Now we sit here for the second straight year without knowing who is going to represent the Big East in the BCS until the final week.

It is only honest to sit here and say the Big East might be getting less flak nationally had Cincinnati quarterback Zach Collaros not gone down with a broken ankle against West Virginia two weeks ago. The Bearcats were riding an undefeated league record and controlled their destiny to get to a BCS game.

While it is true Cincinnati was losing at the time Collaros got injured, also remember the Bearcats were still in control of their destiny after losing that game. Without him, Cincinnati imploded against Rutgers and the Big East is now faced with the potential for a three-way tie while having to defend its status as an automatic qualifier once again.

So what is the best possible outcome for the Big East when it comes to getting to a BCS game? It seems as if folks already have made up their minds about West Virginia, Cincinnati and Louisville, believing the Big East will send an unworthy opponent onto the national stage.

It is important to remember that none of these teams should be blamed for getting automatic entry into the BCS. It is the conference commissioners collectively who came up with this system. If you want to be angry at someone, be angry at them.

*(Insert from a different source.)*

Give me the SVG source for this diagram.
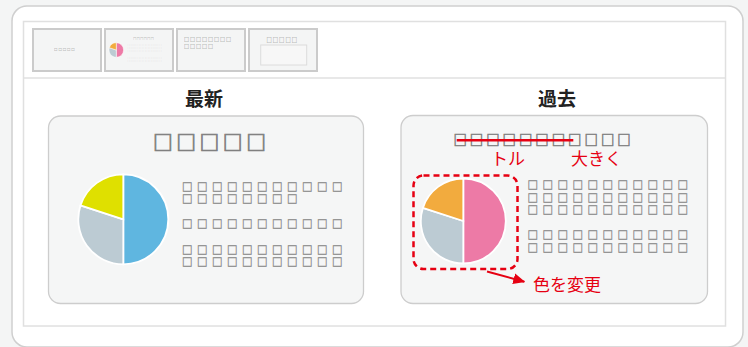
<svg xmlns="http://www.w3.org/2000/svg" width="748" height="347" viewBox="0 0 748 347">
<style>
.sq{font-family:"Noto Sans CJK JP","Noto Sans",sans-serif;fill:#808080;font-weight:bold}
.sqt{stroke:#808080;stroke-width:0.7px}
.sqb{font-family:"Noto Sans CJK JP","Noto Sans",sans-serif;fill:#8e8e8e;stroke:#8e8e8e;stroke-width:0.35px;font-size:10.5px;letter-spacing:4.5px;font-weight:bold}
.thumb{fill:#f4f5f5;stroke:#cbcbcb;stroke-width:2}
.card{fill:#f5f6f6;stroke:#cdcdcd;stroke-width:1.3}
.red{font-family:"Noto Sans CJK JP","Noto Sans",sans-serif;fill:#e60012;font-size:17px}
.head{font-family:"Noto Sans CJK JP","Noto Sans",sans-serif;font-weight:bold;font-size:19px;fill:#222;text-anchor:middle}
.pie path{stroke:#fff;stroke-width:1.8}
.tiny{font-family:"Noto Sans CJK JP",sans-serif;fill:#c4c4c4;font-size:2.5px;letter-spacing:0.65px}
</style>
<defs>
<marker id="ah" markerWidth="12" markerHeight="12" refX="11" refY="6" orient="auto" markerUnits="userSpaceOnUse">
<path d="M0,0.5 L12,6 L0,11.5 Z" fill="#e60012"/>
</marker>
</defs>
<rect width="748" height="347" fill="#f4f5f5"/>
<rect x="12" y="6" width="731" height="341" rx="15" fill="#fff" stroke="#cfcfcf" stroke-width="1.5"/>
<rect x="23.5" y="21.5" width="702" height="304.5" fill="none" stroke="#e0e0e0" stroke-width="1.5"/>
<line x1="23.5" y1="78" x2="725.5" y2="78" stroke="#e0e0e0" stroke-width="1.5"/>

<g id="thumb1">
<rect class="thumb" x="33" y="29" width="68" height="42"/>
<text class="sq" x="54.1" y="50.8" font-size="3.4" letter-spacing="0.9" opacity="0.999">□□□□□</text>
</g>
<g id="thumb2">
<rect class="thumb" x="105" y="29" width="68" height="42" stroke="#e4007f"/>
<text class="sq" x="133.3" y="39.8" font-size="2.9" letter-spacing="0.6" opacity="0.999">□□□□□□</text>
<g>
<path d="M116.3,50 L116.3,42.7 A7.3,7.3 0 0 1 116.3,57.3 Z" fill="#ed7aa6" stroke="#fff" stroke-width="0.5"/>
<path d="M116.3,50 L116.3,57.3 A7.3,7.3 0 0 1 109.4,47.7 Z" fill="#bccbd3" stroke="#fff" stroke-width="0.5"/>
<path d="M116.3,50 L109.4,47.7 A7.3,7.3 0 0 1 116.3,42.7 Z" fill="#f2ab3e" stroke="#fff" stroke-width="0.5"/>
</g>
<g opacity="0.999">
<text class="tiny" x="127.5" y="46.3">□□□□□□□□□□□</text>
<text class="tiny" x="127.5" y="49.3">□□□□□□□□□□□</text>
<text class="tiny" x="127.5" y="52.3">□□□□□□□□□□□</text>
<text class="tiny" x="127.5" y="58.5">□□□□□□□□□□□</text>
<text class="tiny" x="127.5" y="61.5">□□□□□□□□□□□</text>
</g>
</g>
<g id="thumb3">
<rect class="thumb" x="177" y="29" width="68" height="42"/>
<g opacity="0.999">
<text class="sq" x="184" y="41.2" font-size="5" letter-spacing="1">□□□□□□□□</text>
<text class="sq" x="184" y="47.7" font-size="5" letter-spacing="1">□□□□□</text>
</g>
</g>
<g id="thumb4">
<rect class="thumb" x="249" y="29" width="68" height="42"/>
<text class="sq" x="266.5" y="42" font-size="5.3" letter-spacing="1" opacity="0.999">□□□□□</text>
<rect x="260.7" y="45" width="46" height="20" fill="#f7f7f7" stroke="#dcdcdc" stroke-width="1"/>
</g>

<text class="head" x="204" y="106">最新</text>
<text class="head" x="557" y="106">過去</text>

<g id="latest">
<rect class="card" x="48.5" y="116" width="315" height="187.5" rx="12"/>
<text class="sq sqt" x="153" y="149.5" font-size="19.8" letter-spacing="3.5" opacity="0.999">□□□□□</text>
<g class="pie">
<path d="M123.3,219.3 L123.3,174.3 A45,45 0 0 1 123.3,264.3 Z" fill="#5fb6e0"/>
<path d="M123.3,219.3 L123.3,264.3 A45,45 0 0 1 80.5,205.4 Z" fill="#bccbd3"/>
<path d="M123.3,219.3 L80.5,205.4 A45,45 0 0 1 123.3,174.3 Z" fill="#dfe000"/>
</g>
<g opacity="0.999">
<text class="sqb" x="182" y="191.2">□□□□□□□□□□□</text>
<text class="sqb" x="182" y="202.8">□□□□□□□□</text>
<text class="sqb" x="182" y="227.8">□□□□□□□□□□□</text>
<text class="sqb" x="182" y="253.5">□□□□□□□□□□□</text>
<text class="sqb" x="182" y="265.5">□□□□□□□□□□□</text>
</g>
</g>

<g id="past">
<rect class="card" x="401" y="115.5" width="306.5" height="188" rx="12"/>
<text class="sq sqt" x="453.4" y="145.4" font-size="13.4" letter-spacing="3" opacity="0.999" style="stroke-width:0.5px">□□□□□□□□□□□</text>
<g class="pie">
<path d="M463.3,221 L463.3,178.5 A42.5,42.5 0 0 1 463.3,263.5 Z" fill="#ed7aa6"/>
<path d="M463.3,221 L463.3,263.5 A42.5,42.5 0 0 1 422.9,207.9 Z" fill="#bccbd3"/>
<path d="M463.3,221 L422.9,207.9 A42.5,42.5 0 0 1 463.3,178.5 Z" fill="#f2ab3e"/>
</g>
<g opacity="0.999">
<text class="sqb" x="527.6" y="189.2">□□□□□□□□□□□</text>
<text class="sqb" x="527.6" y="201.8">□□□□□□□□□□□</text>
<text class="sqb" x="527.6" y="214.2">□□□□□□□□□□□</text>
<text class="sqb" x="527.6" y="239.2">□□□□□□□□□□□</text>
<text class="sqb" x="527.6" y="251.8">□□□□□□□□□□□</text>
</g>
</g>

<g id="annotations">
<line x1="456.7" y1="140.3" x2="573.3" y2="140.3" stroke="#e60012" stroke-width="2.4"/>
<text class="red" x="491" y="165">トル</text>
<text class="red" x="571" y="165">大きく</text>
<rect x="413.5" y="175.5" width="104" height="93.5" rx="10" fill="none" stroke="#e60012" stroke-width="2.5" stroke-dasharray="6,4"/>
<text class="red" x="533" y="291">色を変更</text>
</g>
<g id="connectors">
<line x1="487" y1="271.5" x2="524.3" y2="281.7" stroke="#e60012" stroke-width="2" marker-end="url(#ah)"/>
</g>
</svg>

While the Big East and West Virginia are duking it out in the courtroom over their futures, it would help the Big East most from a perception perspective if West Virginia represented the league in the BCS.

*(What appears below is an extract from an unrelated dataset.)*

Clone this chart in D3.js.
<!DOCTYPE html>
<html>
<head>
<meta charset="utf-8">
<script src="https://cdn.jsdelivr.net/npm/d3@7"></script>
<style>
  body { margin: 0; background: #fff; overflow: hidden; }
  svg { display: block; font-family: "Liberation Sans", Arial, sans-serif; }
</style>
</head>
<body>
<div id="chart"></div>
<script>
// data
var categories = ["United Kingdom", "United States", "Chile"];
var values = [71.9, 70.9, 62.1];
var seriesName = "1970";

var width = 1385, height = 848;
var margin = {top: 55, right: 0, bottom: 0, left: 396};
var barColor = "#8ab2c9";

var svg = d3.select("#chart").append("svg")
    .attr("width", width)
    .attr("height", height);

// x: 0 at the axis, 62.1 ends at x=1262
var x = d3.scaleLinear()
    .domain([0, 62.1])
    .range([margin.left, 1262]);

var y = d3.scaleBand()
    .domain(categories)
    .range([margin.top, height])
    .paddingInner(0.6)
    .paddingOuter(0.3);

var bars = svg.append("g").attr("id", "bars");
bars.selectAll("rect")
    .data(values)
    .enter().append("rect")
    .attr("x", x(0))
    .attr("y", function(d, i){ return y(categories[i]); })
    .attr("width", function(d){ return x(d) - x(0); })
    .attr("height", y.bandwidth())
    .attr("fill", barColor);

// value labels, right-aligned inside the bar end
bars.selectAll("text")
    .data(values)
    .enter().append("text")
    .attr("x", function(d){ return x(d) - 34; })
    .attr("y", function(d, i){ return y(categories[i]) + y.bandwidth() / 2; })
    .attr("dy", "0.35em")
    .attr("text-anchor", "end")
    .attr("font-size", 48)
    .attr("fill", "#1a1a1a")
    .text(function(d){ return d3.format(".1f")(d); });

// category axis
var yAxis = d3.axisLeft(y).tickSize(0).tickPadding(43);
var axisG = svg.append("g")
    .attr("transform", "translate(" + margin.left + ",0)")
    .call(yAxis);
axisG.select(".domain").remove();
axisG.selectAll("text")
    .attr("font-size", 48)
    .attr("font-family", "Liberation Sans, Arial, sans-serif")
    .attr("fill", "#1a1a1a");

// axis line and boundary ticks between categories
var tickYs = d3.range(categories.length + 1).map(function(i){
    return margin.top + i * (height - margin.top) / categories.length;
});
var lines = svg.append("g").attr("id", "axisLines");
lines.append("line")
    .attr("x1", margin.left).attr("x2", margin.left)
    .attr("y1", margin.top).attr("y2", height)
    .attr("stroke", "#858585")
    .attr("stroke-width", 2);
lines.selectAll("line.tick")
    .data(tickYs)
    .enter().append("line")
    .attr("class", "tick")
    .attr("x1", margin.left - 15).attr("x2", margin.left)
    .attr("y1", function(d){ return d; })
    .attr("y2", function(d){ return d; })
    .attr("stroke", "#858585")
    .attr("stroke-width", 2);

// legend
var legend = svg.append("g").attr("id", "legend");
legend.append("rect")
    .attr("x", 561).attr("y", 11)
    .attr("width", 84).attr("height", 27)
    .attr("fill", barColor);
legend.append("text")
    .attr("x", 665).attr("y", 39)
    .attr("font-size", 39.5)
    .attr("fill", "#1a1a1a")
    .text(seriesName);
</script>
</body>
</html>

The Mountaineers are the only ranked Big East team in the BCS right now. They were the preseason favorites to win the league, and they have an offense that is fun to watch. Should Virginia Tech win the ACC, there is some cache to a matchup in the Orange Bowl, as the two would be able to resume their now dormant Black Diamond Trophy game. The two were once big-time rivals, but their series ended once Virginia Tech moved on to the ACC.

Should Cincinnati go, the league would be able to say it is sending a 9-3 team to a BCS game -- better than UConn last season -- and would be able to have Collaros make his triumphant return to the field. The Bearcats have a wonderful turnaround story to tell, and have been on the big stage before, though they would need to play better than they did in previous appearances in the Orange and Sugar Bowls. They lost to Virginia Tech 20-7 in the 2009 Orange Bowl.

As for Louisville, you have got to love the job Charlie Strong has done in turning a 2-4 team into a 7-5 Big East champion. The Cardinals ended the season 5-1, and have so much young talent you could pencil them in now as the favorites to win the league in 2012. But for now, not even Strong knows whether he has a BCS-caliber team on his hands. When asked about it Monday during his news conference, he said he might not have the most experienced team, but his players would be ready to accept the challenge.

Unfortunately, going back-to-back years with one 8-4 representative and one 7-5 representative will only make Big East critics cry even louder that the AQ status should be taken away. That certainly will not help the cause once tweaks to the BCS are hammered out. There already is growing talk to eliminate AQ status for everyone. The Big East could be used as an example.

However this all plays out, the Big East has already begun to try to put a positive spin on a parity-riddled conference once again.